The price of petrol is going up again, having increased by more than R2 per litre since January this year – and it’s the poorest of the poor who are hit hardest by this increase.
Sixty-nine percent of South African households use taxis, and many South Africans spend nearly half their income on taxi fares, with already-tight budgets being stretched closer to breaking point with every fuel price hike.
The soaring fuel price is the most important reason to convert the taxi industry into one powered by electric vehicles (EVs), which are not nice-to-haves for the rich and eco-conscious, but are a practical solution that could make public transport more affordable for the poor, stimulate economic growth, and reduce our country’s environmental footprint.
- Electric vehicles are cheaper to run, with a full charge costing as little as 10% of what petrol costs. This means that, for the price of a single tank of petrol, you could charge the battery more than six times, driving for 200km per charge.
- Battery electric vehicles are cheaper to maintain, because they have fewer moving parts. The current lifespan of an EV battery is around eight years – and this is likely to extend as technology develops. This means that vehicle owners spend less on maintenance, with this saving passed on to passengers.
- They’re an economic opportunity waiting to be exploited, as there’s currently no suitable EV minibus taxi on the roads yet. The time is ripe for the local design and development of an electric minibus taxi that responds directly to South Africa’s unique needs. Battery charging solutions are also an untapped market for energy entrepreneurs.

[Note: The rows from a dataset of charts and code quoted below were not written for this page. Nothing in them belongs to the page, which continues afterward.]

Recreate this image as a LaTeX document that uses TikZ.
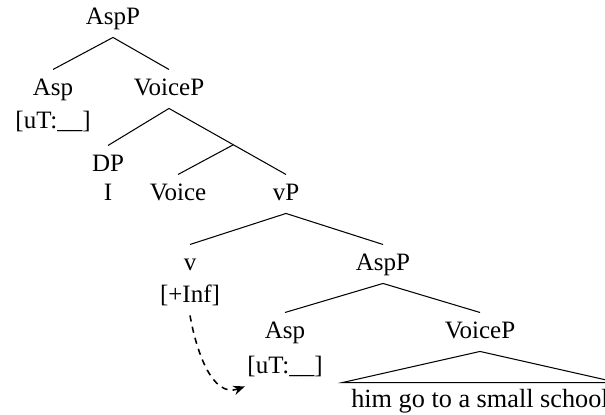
\documentclass[tikz,border=0pt]{standalone}
\usepackage{fontspec}
\setmainfont{Liberation Serif}
\usetikzlibrary{arrows.meta,calc}

\begin{document}
\begin{tikzpicture}[x=0.48pt,y=0.48pt,line width=0.5pt,
    font=\fontsize{12}{14}\selectfont,
    lbl/.style={anchor=base,inner xsep=1pt,inner ysep=4pt,text height=8pt,
      text depth=2.2pt},
    roof/.style={anchor=base,inner xsep=0pt,inner ysep=3.5pt,text height=8pt,
      text depth=2.2pt,minimum width=131.5pt,font=\fontsize{12.6}{15}\selectfont},
    >={Stealth[length=5.5pt,width=4.5pt]}]
  \useasboundingbox (0,0) rectangle (605,414);
  % top
  \node[lbl] (AspP1) at (113,390) {AspP};
  \node[lbl] (Asp1) at (53,319) {Asp};
  \node[lbl] (AspF1) at (53,286) {[uT:\_\_]};
  \node[lbl] (VoiceP1) at (169,319) {VoiceP};
  % VoiceP
  \node[lbl] (DP) at (108,243) {DP};
  \node[lbl] (Pron) at (108,214) {I};
  \node[lbl] (Voice) at (178,214) {Voice};
  \node[lbl] (vP) at (286,214) {vP};
  % vP
  \node[lbl] (v) at (190,144) {v};
  \node[lbl] (InfF) at (190,112) {[+Inf]};
  \node[lbl] (AspP2) at (383,144) {AspP};
  % lower AspP
  \node[lbl] (Asp2) at (285,76) {Asp};
  \node[lbl] (AspF2) at (285,41) {[uT:\_\_]};
  \node[lbl] (VoiceP2) at (480,76) {VoiceP};
  \node[roof] (Roof) at (480,7) {him go to a small school};

  \draw (AspP1.south) -- (Asp1.north);
  \draw (AspP1.south) -- (VoiceP1.north);
  \draw (VoiceP1.south) -- (DP.north);
  \draw (VoiceP1.south) -- (vP.north);
  \coordinate (Vbar) at ($(VoiceP1.south)!0.55!(vP.north)$);
  \draw (Vbar) -- (Voice.north);
  \draw (vP.south) -- (v.north);
  \draw (vP.south) -- (AspP2.north);
  \draw (AspP2.south) -- (Asp2.north);
  \draw (AspP2.south) -- (VoiceP2.north);
  \draw (VoiceP2.south) -- (Roof.north west) -- (Roof.north east) -- cycle;
  % feature movement
  \draw[->,dash pattern=on 3pt off 2.5pt,line width=0.75pt] (InfF.south)
    to[out=-80,in=200] (AspF2.south west);
\end{tikzpicture}
\end{document}
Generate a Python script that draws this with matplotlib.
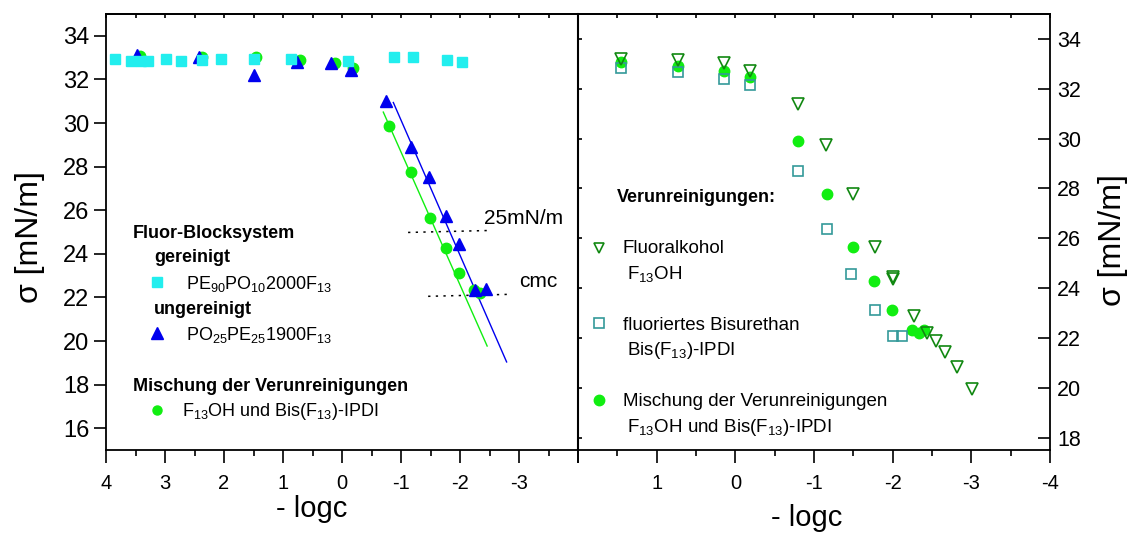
import matplotlib
matplotlib.use("Agg")
import matplotlib.pyplot as plt
from matplotlib.ticker import MultipleLocator, FixedLocator

plt.rcParams['font.family'] = ['Liberation Sans', 'DejaVu Sans']
plt.rcParams['mathtext.fontset'] = 'custom'
plt.rcParams['mathtext.rm'] = 'Liberation Sans'
plt.rcParams['mathtext.it'] = 'Liberation Sans:italic'
plt.rcParams['mathtext.bf'] = 'Liberation Sans:bold'

# ---- left panel: block copolymers and impurity mixture ----
pe90_x = [3.85, 3.58, 3.41, 3.28, 2.99, 2.73, 2.37, 2.05, 1.49, 0.86, -0.10, -0.88, -1.20, -1.78, -2.03]
pe90_y = [32.93, 32.86, 32.86, 32.84, 32.93, 32.84, 32.89, 32.95, 32.95, 32.93, 32.84, 33.03, 33.03, 32.89, 32.80]

po25_x = [3.47, 2.43, 1.50, 0.77, 0.19, -0.15, -0.75, -1.17, -1.47, -1.76, -1.98, -2.25, -2.44]
po25_y = [33.12, 33.02, 32.21, 32.79, 32.77, 32.44, 30.99, 28.90, 27.51, 25.72, 24.46, 22.32, 22.37]

mix_left_x = [3.42, 2.37, 1.45, 0.72, 0.12, -0.19, -0.80, -1.17, -1.49, -1.76, -1.98, -2.24, -2.34]
mix_left_y = [33.08, 33.05, 33.05, 32.89, 32.77, 32.51, 29.87, 27.75, 25.65, 24.28, 23.13, 22.34, 22.22]

# linear fits through the steep parts
fit_blue_x = [-0.87, -2.79]
fit_blue_y = [30.94, 19.04]
fit_green_x = [-0.70, -2.46]
fit_green_y = [30.50, 19.77]

# reference levels
ref25_x = [-1.12, -2.51]
ref25_y = [24.98, 25.07]
cmc_x = [-1.46, -2.83]
cmc_y = [22.05, 22.14]

# ---- right panel: individual impurities ----
f13oh_x = [1.45, 0.73, 0.14, -0.19, -0.80, -1.15, -1.49, -1.78, -2.00, -2.00, -2.27, -2.44, -2.55, -2.66, -2.82, -3.01]
f13oh_y = [33.19, 33.16, 33.03, 32.73, 31.40, 29.76, 27.76, 25.63, 24.45, 24.35, 22.89, 22.20, 21.89, 21.45, 20.83, 19.93]

bis_x = [1.45, 0.73, 0.14, -0.19, -0.80, -1.17, -1.47, -1.77, -2.00, -2.12]
bis_y = [32.85, 32.68, 32.39, 32.15, 28.69, 26.36, 24.56, 23.13, 22.09, 22.09]

mix_right_x = [1.45, 0.73, 0.14, -0.19, -0.80, -1.17, -1.49, -1.76, -1.99, -2.24, -2.34, -2.40]
mix_right_y = [33.08, 32.93, 32.73, 32.49, 29.89, 27.76, 25.63, 24.29, 23.13, 22.32, 22.20, 22.33]

left_xticks = [4, 3, 2, 1, 0, -1, -2, -3, -4]
left_xticklabels = ['4', '3', '2', '1', '0', '-1', '-2', '-3', '']
right_xticks = [2, 1, 0, -1, -2, -3, -4]
right_xticklabels = ['', '1', '0', '-1', '-2', '-3', '-4']

C_CYAN = '#22eeee'
C_BLUE = '#0000ee'
C_GREEN = '#11ee11'
C_DKGREEN = '#118811'
C_TEAL = '#339999'

W, H = 1132, 534
fig = plt.figure(figsize=(W / 100, H / 100), dpi=100)


def fx(px):
    return px / W


def fy(py):
    return 1 - py / H


axL = fig.add_axes([fx(106), fy(450), (578 - 106) / W, (450 - 14) / H])
axR = fig.add_axes([fx(578), fy(450), (1050 - 578) / W, (450 - 14) / H])

# left panel
axL.plot(mix_left_x, mix_left_y, 'o', color=C_GREEN, ms=7.5, mec=C_GREEN, zorder=3)
axL.plot(po25_x, po25_y, '^', color=C_BLUE, ms=8.5, mec=C_BLUE, zorder=4)
axL.plot(pe90_x, pe90_y, 's', color=C_CYAN, ms=7.5, mec=C_CYAN, zorder=5)
axL.plot(fit_blue_x, fit_blue_y, '-', color=C_BLUE, lw=1.0, zorder=2)
axL.plot(fit_green_x, fit_green_y, '-', color=C_GREEN, lw=1.0, zorder=2)
axL.plot(ref25_x, ref25_y, color='black', lw=1.1, ls=(0, (1.5, 3.5)), zorder=2)
axL.plot(cmc_x, cmc_y, color='black', lw=1.1, ls=(0, (1.5, 3.5)), zorder=2)

axL.set_xlim(4, -4)
axL.set_ylim(15, 35)

# right panel
axR.plot(mix_right_x, mix_right_y, 'o', color=C_GREEN, ms=7.5, mec=C_GREEN, zorder=3)
axR.plot(bis_x, bis_y, 's', mfc='none', mec=C_TEAL, mew=1.2, ms=7, zorder=4)
axR.plot(f13oh_x, f13oh_y, 'v', mfc='none', mec=C_DKGREEN, mew=1.2, ms=8.5, zorder=5)
axR.set_xlim(2, -4)
axR.set_ylim(17.5, 35)

for ax in (axL, axR):
    for sp in ax.spines.values():
        sp.set_linewidth(1.3)

# left axes ticks
axL.xaxis.set_major_locator(FixedLocator(left_xticks))
axL.set_xticklabels(left_xticklabels)
axL.xaxis.set_minor_locator(MultipleLocator(0.5))
axL.yaxis.set_major_locator(FixedLocator(list(range(16, 35, 2))))
axL.tick_params(axis='x', which='major', direction='out', length=9, width=1.2,
                labelsize=14.5, top=False, pad=8)
axL.tick_params(axis='x', which='minor', direction='out', length=4, width=1.2, top=False)
axL.tick_params(axis='y', which='major', direction='out', length=9, width=1.2,
                labelsize=17, right=False, pad=3)

# right axes ticks
axR.xaxis.set_major_locator(FixedLocator(right_xticks))
axR.set_xticklabels(right_xticklabels)
axR.xaxis.set_minor_locator(MultipleLocator(0.5))
axR.yaxis.set_major_locator(FixedLocator(list(range(18, 35, 2))))
axR.tick_params(axis='x', which='major', direction='out', length=9, width=1.2,
                labelsize=14.5, top=False, pad=8)
axR.tick_params(axis='x', which='minor', direction='out', length=4, width=1.2, top=False)
axR.tick_params(axis='y', which='major', direction='in', length=9, width=1.2,
                labelsize=15.5, left=False, right=True, labelleft=False, labelright=True, pad=5)

# small inward ticks along the top edge of both panels
for ax in (axL, axR):
    top = ax.secondary_xaxis('top')
    top.xaxis.set_major_locator(MultipleLocator(0.5))
    top.tick_params(direction='in', length=3, width=1.2, labeltop=False)
    top.spines['top'].set_linewidth(1.3)

# small inward ticks on the shared divider for the right scale
left_side = axR.secondary_yaxis('left')
left_side.yaxis.set_major_locator(FixedLocator(list(range(18, 35, 2))))
left_side.tick_params(direction='in', length=3, width=1.2, labelleft=False)
left_side.spines['left'].set_linewidth(1.5)

# axis titles
fig.text(fx(30), fy(237), 'σ [mN/m]', rotation=90, ha='center', va='center', fontsize=23)
fig.text(fx(1113), fy(240), 'σ [mN/m]', rotation=90, ha='center', va='center', fontsize=23)
fig.text(fx(312), fy(509), '- logc', ha='center', va='center', fontsize=21)
fig.text(fx(807), fy(518), '- logc', ha='center', va='center', fontsize=21)

# annotations on the left panel
fig.text(fx(484), fy(224), '25mN/m', ha='left', va='baseline', fontsize=15)
fig.text(fx(519), fy(287), 'cmc', ha='left', va='baseline', fontsize=15)


def key_marker(px, py, **kw):
    fig.add_artist(plt.Line2D([fx(px)], [fy(py)], transform=fig.transFigure, ls='none', **kw))


# left key
LS = 13
fig.text(fx(133), fy(238), 'Fluor-Blocksystem', fontweight='bold', fontsize=LS, va='baseline')
fig.text(fx(154), fy(262), 'gereinigt', fontweight='bold', fontsize=LS, va='baseline')
key_marker(157, 282, marker='s', ms=6.5, color=C_CYAN, mec=C_CYAN)
fig.text(fx(186), fy(289), r'PE$_{90}$PO$_{10}$2000F$_{13}$', fontsize=LS, va='baseline')
fig.text(fx(154), fy(314), 'ungereinigt', fontweight='bold', fontsize=LS, va='baseline')
key_marker(157, 333, marker='^', ms=8, color=C_BLUE, mec=C_BLUE)
fig.text(fx(186), fy(340), r'PO$_{25}$PE$_{25}$1900F$_{13}$', fontsize=LS, va='baseline')
fig.text(fx(133), fy(391), 'Mischung der Verunreinigungen', fontweight='bold', fontsize=LS, va='baseline')
key_marker(157, 410, marker='o', ms=6.5, color=C_GREEN, mec=C_GREEN)
fig.text(fx(182), fy(416), r'F$_{13}$OH und Bis(F$_{13}$)-IPDI', fontsize=LS, va='baseline')

# right key
RS = 13.5
fig.text(fx(617), fy(202), 'Verunreinigungen:', fontweight='bold', fontsize=LS, va='baseline')
key_marker(599, 248, marker='v', ms=7.5, mfc='none', mec=C_DKGREEN, mew=1.2)
fig.text(fx(623), fy(253), 'Fluoralkohol', fontsize=RS, va='baseline')
fig.text(fx(627), fy(279), r'F$_{13}$OH', fontsize=RS, va='baseline')
key_marker(599, 323, marker='s', ms=6.5, mfc='none', mec=C_TEAL, mew=1.2)
fig.text(fx(623), fy(330), 'fluoriertes Bisurethan', fontsize=RS, va='baseline')
fig.text(fx(627), fy(355), r'Bis(F$_{13}$)-IPDI', fontsize=RS, va='baseline')
key_marker(599, 400, marker='o', ms=7.5, color=C_GREEN, mec=C_GREEN)
fig.text(fx(623), fy(406), 'Mischung der Verunreinigungen', fontsize=RS, va='baseline')
fig.text(fx(627), fy(432), r'F$_{13}$OH und Bis(F$_{13}$)-IPDI', fontsize=RS, va='baseline')

fig.savefig('out.png', dpi=100)
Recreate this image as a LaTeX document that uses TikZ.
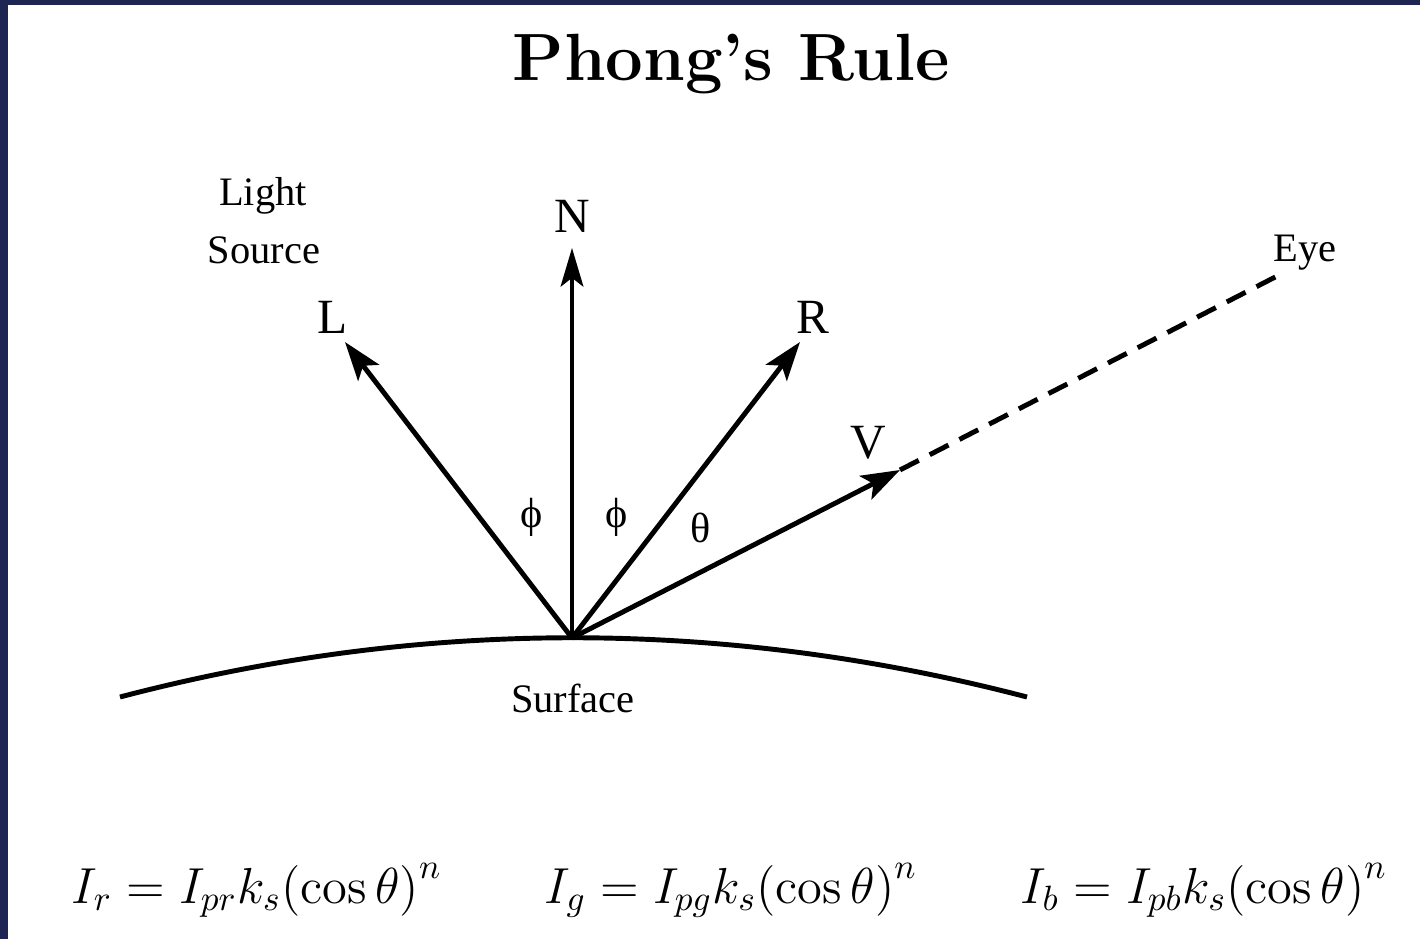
\documentclass[tikz,border=0pt]{standalone}
\usepackage{fontspec}
\usetikzlibrary{arrows.meta}
\newfontfamily\labelfont{Liberation Serif}
\definecolor{framenavy}{HTML}{1E2553}
\definecolor{figdark}{gray}{0.0}
\tikzset{
  vec/.style={
    draw=figdark, line width=1.4pt,
    -{Stealth[length=11pt, width=7.5pt, inset=2.5pt]}
  },
  normal/.style={
    draw=figdark, line width=0.9pt,
    -{Stealth[length=11pt, width=6.5pt, inset=2.5pt]}
  },
  sight/.style={draw=figdark, line width=1.4pt, dash pattern=on 6pt off 3.5pt},
  surf/.style={draw=figdark, line width=1.4pt},
  tag/.style={inner sep=0pt, anchor=base, font=\labelfont\fontsize{14}{16}\selectfont},
  note/.style={inner sep=0pt, anchor=base, font=\labelfont\fontsize{11.5}{14}\selectfont},
  angle/.style={inner sep=0pt, font=\labelfont\fontsize{12}{14}\selectfont},
  law/.style={inner sep=0pt, anchor=base, font=\fontsize{14.4}{17}\selectfont}
}

\begin{document}
\begin{tikzpicture}[x=0.01cm, y=-0.01cm]

  % page with the slide frame
  \useasboundingbox (0,0) rectangle (1420,939);
  \fill[framenavy] (0,0) rectangle (1420,939);
  \fill[white] (8,5) rectangle (1420,939);

  % title
  \node[inner sep=0pt, anchor=base, font=\bfseries\fontsize{19}{22}\selectfont]
    (title) at (731,80) {Phong's Rule};

  % point on the surface and the ends of the vectors
  \coordinate (O) at (572,638);
  \coordinate (Ltip) at (345,342);
  \coordinate (Ntip) at (572,248);
  \coordinate (Rtip) at (800,342);
  \coordinate (Vtip) at (900,470);
  \coordinate (eye) at (1285,272);
  \coordinate (sl) at (120,697);
  \coordinate (sr) at (1027,697);

  % surface
  \draw[surf] (sl) .. controls (421,618) and (724,618) .. (sr);

  % vectors
  \draw[vec] (O) -- (Ltip);
  \draw[normal] (O) -- (Ntip);
  \draw[vec] (O) -- (Rtip);
  \draw[vec] (O) -- (Vtip);
  \draw[sight] (Vtip) -- (eye);

  % vector labels
  \node[tag] (lL) at (333,333) {L};
  \node[tag] (lN) at (572,232) {N};
  \node[tag] (lR) at (813,333) {R};
  \node[tag] (lV) at (868,458) {V};
  \node[note] (light) at (263,205) {Light};
  \node[note] (source) at (264,263) {Source};
  \node[note] (leye) at (1305,261) {Eye};
  \node[note] (lsurf) at (573,712) {Surface};

  % angles
  \node[angle] (phiL) at (532,517) {ϕ};
  \node[angle] (phiR) at (617,517) {ϕ};
  \node[angle] (th) at (701,528) {θ};

  % specular terms per channel
  \node[law] (Ir) at (257,903) {$I_r = I_{pr} k_s \bigl(\cos\theta\bigr)^n$};
  \node[law] (Ig) at (731,903) {$I_g = I_{pg} k_s \bigl(\cos\theta\bigr)^n$};
  \node[law] (Ib) at (1204,903) {$I_b = I_{pb} k_s \bigl(\cos\theta\bigr)^n$};

\end{tikzpicture}
\end{document}
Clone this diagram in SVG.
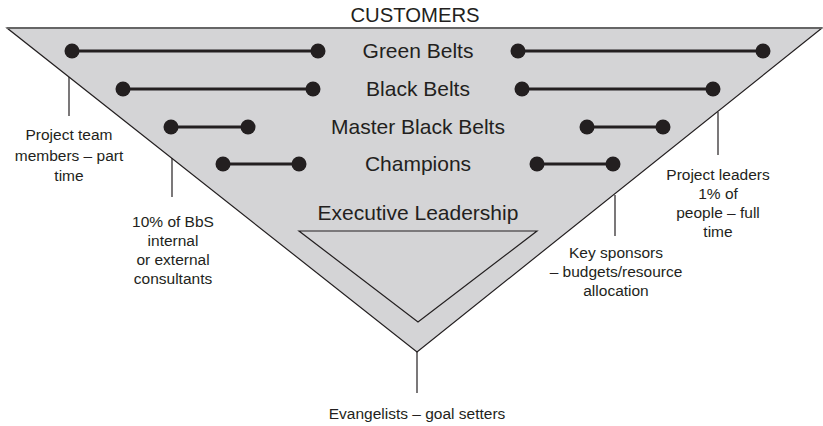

- EVs don’t emit carbon monoxide, which means that they’ll contribute to reducing greenhouse gases and pollution, both of which affect poor communities the most.
- EVs are safer because they have a lower centre of gravity than petrol vehicles, which makes them less likely to roll over in an accident, helping to reduce South Africa’s appalling road-death statistics. They also have internet-connected features, which reduces emergency response times.
Electric vehicles are still subject to irrationally high import taxes, high battery prices and the phenomenon of ‘range anxiety’ – a fear that a vehicle has insufficient range to reach its destination and would leave passengers stranded.
However, as demand increases, prices of vehicles and batteries will decrease, the number of charging stations and solutions will increase, and Government will be compelled to lower import taxes.
The transition is inevitable, but we need to start planning now so that we don’t leave those who deserve better transport stranded.